5. Create a custom Python box and connect it to the output of the Vision Reco box. Change the input type of the Python box to be String, instead of “Bang”.
6. Connect the outputs of the Vision Reco box to the Python box, such that onStart is triggered when an object is detected, and the x is triggered when no object is detected.
7. When the object is detected, the Vision Reco box returns the name of the object as well as the side/page. For example, page 1 of the book would be returned as a string “book 1”, and page 2 would be “book 2”. For the purposes of this exercise, we don’t distinguish between the pages and sides and only care that the book was detected. However, we do care that the book was detected and not the mug, if there are multiple objects in the database.
To do so, we can check that the input starts with the name of the object, e.g., “book 1” and “book 2” both start with “book”.
8.Create a python code to implement this feature.
9. Run the behavior. Place the object within the camera view of the NAO, and it should walk towards it. Once the NAO is close to the object, it will be outside the camera’s field-of-view and not be seen by the NAO. As such, it will not be detected and the NAO will no longer walk forward.
Warning: be careful that the NAO does not walk over the object.

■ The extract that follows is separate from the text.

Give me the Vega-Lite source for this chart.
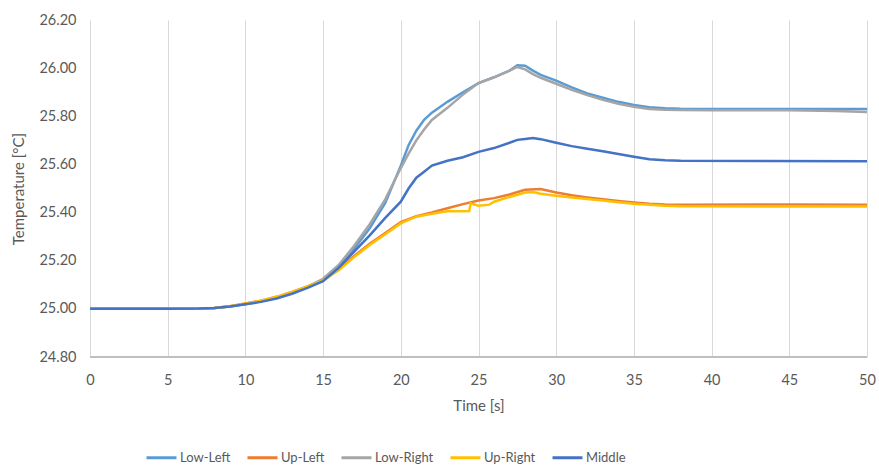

It may cause damage to the object, the NAO, or both.
- Use one NAOMark to start the NAO turning in one direction, and another NAOMark to stop its motion. This will allow you to use visual landmarks to direct the NAO’s motions.
- Use Python to do the same behavior as above. You will still have to use the NAOMark box to detect the NAOMarks.
- Use the Switch Case box and enumerate all the sides/pages of the 3D object of the Advanced Task, in order to have the NAO walk to an object, without using Python.
- Using Python, have the NAO search for the object with its head when it doesn’t detect an object. Once it sees the object, use the HeadYaw angles of the head to determine which direction to turn and walk. For example, if head is pointed to the left, then the NAO should turn to the left and then walk forward.